**YOUR GOAL:** Under this line sits a listing. Repeat exactly and only its lines from the one holding "Recreate this image" through the one holding "0.220, 0.164, 0.143]"; skip pictures.

++++ PROVIDED DATA

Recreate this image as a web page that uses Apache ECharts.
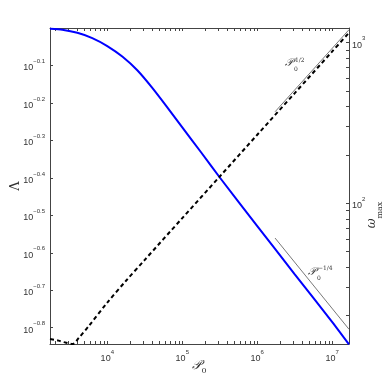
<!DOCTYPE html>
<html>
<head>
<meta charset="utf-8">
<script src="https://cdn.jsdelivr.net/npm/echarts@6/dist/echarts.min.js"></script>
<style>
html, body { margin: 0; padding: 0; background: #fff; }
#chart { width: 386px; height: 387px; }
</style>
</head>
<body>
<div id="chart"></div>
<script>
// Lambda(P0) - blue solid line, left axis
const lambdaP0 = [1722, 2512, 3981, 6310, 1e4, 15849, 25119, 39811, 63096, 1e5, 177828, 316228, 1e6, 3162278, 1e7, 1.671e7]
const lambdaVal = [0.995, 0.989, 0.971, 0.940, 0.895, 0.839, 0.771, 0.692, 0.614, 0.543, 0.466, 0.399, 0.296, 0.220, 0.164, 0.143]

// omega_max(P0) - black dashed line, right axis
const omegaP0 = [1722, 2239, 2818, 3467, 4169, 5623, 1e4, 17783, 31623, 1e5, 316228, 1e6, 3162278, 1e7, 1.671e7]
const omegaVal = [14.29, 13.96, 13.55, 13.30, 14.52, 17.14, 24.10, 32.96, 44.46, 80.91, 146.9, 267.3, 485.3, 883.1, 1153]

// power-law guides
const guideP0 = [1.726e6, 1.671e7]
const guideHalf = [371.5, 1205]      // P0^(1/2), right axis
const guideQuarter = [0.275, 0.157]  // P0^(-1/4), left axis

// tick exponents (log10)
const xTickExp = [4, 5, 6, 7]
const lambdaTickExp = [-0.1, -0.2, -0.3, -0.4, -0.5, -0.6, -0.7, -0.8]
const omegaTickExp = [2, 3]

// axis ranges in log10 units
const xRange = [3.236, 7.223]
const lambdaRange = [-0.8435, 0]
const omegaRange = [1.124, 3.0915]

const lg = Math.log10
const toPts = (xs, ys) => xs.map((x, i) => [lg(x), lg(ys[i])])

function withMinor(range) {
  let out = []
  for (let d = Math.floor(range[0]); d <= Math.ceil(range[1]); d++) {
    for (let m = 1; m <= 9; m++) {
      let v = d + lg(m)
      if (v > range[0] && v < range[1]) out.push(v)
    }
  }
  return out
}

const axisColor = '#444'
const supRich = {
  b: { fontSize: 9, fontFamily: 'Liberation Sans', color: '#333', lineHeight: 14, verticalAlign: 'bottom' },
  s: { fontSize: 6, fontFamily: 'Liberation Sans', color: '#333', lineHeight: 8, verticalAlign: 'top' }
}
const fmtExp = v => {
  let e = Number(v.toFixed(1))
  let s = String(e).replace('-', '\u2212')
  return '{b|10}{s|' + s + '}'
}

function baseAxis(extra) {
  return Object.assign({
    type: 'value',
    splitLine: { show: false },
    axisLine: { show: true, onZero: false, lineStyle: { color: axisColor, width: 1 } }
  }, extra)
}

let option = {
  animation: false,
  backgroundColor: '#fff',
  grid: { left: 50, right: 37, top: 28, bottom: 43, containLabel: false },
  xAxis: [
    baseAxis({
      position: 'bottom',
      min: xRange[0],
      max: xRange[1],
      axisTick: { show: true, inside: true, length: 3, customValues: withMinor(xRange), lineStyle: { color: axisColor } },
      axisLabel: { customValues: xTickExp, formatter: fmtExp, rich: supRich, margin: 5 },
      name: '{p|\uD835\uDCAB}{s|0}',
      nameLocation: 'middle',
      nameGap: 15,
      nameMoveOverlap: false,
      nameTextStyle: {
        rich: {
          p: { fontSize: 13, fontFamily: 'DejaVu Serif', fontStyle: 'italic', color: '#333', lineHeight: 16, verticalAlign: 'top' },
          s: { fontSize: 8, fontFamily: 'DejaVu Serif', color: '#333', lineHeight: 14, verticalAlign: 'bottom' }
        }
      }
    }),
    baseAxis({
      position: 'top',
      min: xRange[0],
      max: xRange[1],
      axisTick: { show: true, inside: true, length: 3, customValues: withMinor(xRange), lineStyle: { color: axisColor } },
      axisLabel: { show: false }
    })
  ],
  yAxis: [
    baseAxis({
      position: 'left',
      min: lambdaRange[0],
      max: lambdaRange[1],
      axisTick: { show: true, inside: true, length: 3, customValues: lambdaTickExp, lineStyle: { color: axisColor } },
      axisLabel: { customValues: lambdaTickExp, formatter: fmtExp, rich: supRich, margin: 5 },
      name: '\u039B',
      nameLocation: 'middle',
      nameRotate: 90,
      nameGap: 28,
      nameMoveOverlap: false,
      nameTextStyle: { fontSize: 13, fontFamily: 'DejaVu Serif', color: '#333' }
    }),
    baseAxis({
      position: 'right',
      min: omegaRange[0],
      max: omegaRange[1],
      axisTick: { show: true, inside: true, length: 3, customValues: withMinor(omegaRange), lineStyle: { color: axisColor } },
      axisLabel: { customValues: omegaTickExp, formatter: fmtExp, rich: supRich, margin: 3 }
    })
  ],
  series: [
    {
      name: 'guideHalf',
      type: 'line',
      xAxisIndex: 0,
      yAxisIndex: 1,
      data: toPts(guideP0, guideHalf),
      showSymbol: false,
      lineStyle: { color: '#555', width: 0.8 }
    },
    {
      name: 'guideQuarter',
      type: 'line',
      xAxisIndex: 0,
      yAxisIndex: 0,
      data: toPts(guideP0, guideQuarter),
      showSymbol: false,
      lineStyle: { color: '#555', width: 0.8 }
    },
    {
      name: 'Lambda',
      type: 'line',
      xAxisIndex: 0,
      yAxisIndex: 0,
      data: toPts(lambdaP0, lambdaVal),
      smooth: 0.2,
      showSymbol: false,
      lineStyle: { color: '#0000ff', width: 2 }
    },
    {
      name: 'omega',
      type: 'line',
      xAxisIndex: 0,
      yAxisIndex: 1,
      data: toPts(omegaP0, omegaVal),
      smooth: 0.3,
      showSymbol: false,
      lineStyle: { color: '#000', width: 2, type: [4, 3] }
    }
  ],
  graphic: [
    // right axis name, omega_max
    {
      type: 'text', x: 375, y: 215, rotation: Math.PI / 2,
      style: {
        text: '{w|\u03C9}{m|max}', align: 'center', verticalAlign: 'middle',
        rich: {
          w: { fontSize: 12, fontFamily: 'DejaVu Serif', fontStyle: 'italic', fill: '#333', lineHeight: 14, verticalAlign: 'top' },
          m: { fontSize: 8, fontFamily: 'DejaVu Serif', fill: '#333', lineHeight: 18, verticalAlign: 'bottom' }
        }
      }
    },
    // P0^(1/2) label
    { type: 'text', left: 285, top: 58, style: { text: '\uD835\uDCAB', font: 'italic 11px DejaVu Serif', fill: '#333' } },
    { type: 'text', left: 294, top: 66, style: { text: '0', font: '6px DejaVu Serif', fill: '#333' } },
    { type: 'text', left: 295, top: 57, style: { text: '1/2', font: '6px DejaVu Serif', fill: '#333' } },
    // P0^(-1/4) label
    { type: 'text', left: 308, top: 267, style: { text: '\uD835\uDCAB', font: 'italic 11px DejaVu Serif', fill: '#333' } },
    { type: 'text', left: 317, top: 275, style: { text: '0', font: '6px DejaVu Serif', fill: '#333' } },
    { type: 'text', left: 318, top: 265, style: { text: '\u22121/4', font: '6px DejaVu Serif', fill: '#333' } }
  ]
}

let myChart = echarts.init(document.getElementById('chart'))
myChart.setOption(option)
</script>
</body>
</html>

++++++++
++++ PROVIDED DATA

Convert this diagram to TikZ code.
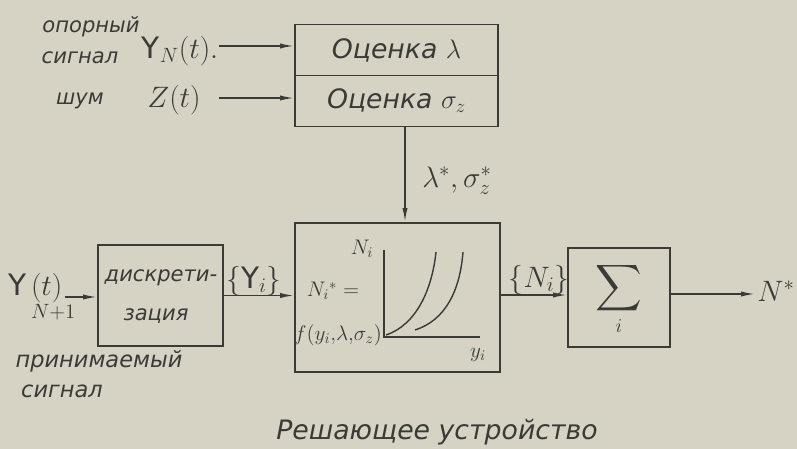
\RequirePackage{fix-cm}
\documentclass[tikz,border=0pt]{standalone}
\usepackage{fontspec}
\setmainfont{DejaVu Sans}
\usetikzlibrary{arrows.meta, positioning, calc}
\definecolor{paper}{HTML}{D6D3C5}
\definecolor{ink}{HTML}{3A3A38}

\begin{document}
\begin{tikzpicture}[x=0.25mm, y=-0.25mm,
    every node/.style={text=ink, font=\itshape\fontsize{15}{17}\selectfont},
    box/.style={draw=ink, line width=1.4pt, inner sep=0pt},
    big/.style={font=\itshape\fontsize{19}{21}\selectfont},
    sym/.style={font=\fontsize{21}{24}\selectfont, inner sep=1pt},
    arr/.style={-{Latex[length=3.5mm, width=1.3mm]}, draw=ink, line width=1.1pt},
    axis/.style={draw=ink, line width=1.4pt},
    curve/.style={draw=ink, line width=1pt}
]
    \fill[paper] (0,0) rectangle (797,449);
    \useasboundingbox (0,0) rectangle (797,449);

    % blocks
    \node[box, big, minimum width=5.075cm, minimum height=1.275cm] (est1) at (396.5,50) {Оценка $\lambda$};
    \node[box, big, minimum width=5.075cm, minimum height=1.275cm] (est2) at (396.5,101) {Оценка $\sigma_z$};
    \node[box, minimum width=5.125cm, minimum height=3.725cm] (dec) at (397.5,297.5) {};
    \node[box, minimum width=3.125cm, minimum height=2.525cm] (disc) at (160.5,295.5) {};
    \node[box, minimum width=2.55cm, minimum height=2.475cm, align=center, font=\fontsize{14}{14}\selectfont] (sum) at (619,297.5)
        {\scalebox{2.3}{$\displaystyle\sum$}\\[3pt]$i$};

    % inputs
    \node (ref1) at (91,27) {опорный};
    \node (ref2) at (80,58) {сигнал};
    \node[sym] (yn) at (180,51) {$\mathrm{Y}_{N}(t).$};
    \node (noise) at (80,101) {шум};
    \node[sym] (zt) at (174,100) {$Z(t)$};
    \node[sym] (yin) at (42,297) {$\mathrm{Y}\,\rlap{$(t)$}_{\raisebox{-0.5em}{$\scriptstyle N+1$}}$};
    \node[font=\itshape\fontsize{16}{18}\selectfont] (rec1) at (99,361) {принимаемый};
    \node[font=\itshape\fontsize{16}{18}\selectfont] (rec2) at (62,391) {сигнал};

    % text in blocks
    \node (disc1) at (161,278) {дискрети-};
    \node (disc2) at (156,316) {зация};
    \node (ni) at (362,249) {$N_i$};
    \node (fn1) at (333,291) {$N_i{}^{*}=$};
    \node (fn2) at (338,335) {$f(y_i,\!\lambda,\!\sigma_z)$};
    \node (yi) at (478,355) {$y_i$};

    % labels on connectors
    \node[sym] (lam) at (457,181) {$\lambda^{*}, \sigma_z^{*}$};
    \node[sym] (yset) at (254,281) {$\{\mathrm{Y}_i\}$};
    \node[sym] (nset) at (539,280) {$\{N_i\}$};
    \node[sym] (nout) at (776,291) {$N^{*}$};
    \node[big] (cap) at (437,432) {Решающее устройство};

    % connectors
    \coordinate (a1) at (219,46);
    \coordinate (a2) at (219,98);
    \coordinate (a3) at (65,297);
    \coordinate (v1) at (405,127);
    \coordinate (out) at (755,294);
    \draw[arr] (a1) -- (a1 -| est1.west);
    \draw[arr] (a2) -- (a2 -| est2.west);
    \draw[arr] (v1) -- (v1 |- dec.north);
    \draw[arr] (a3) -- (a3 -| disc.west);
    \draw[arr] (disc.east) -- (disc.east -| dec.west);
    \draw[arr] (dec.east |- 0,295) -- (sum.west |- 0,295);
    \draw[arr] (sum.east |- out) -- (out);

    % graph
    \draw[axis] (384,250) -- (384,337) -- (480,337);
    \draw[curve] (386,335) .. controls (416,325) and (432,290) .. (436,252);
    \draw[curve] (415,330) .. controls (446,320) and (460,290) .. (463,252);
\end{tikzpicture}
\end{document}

++++++++
++++ PROVIDED DATA

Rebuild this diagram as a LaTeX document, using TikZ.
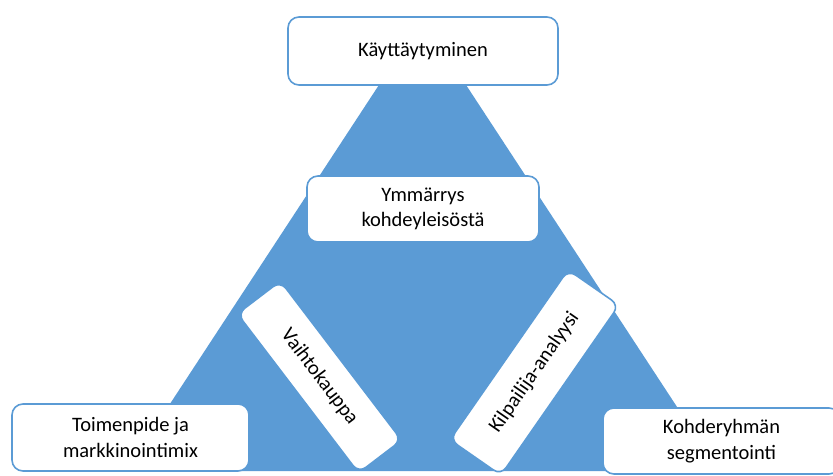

++++++++

**THE RESULT:**
Recreate this image as a web page that uses Apache ECharts.
<!DOCTYPE html>
<html>
<head>
<meta charset="utf-8">
<script src="https://cdn.jsdelivr.net/npm/echarts@6/dist/echarts.min.js"></script>
<style>
html, body { margin: 0; padding: 0; background: #fff; }
#chart { width: 386px; height: 387px; }
</style>
</head>
<body>
<div id="chart"></div>
<script>
// Lambda(P0) - blue solid line, left axis
const lambdaP0 = [1722, 2512, 3981, 6310, 1e4, 15849, 25119, 39811, 63096, 1e5, 177828, 316228, 1e6, 3162278, 1e7, 1.671e7]
const lambdaVal = [0.995, 0.989, 0.971, 0.940, 0.895, 0.839, 0.771, 0.692, 0.614, 0.543, 0.466, 0.399, 0.296, 0.220, 0.164, 0.143]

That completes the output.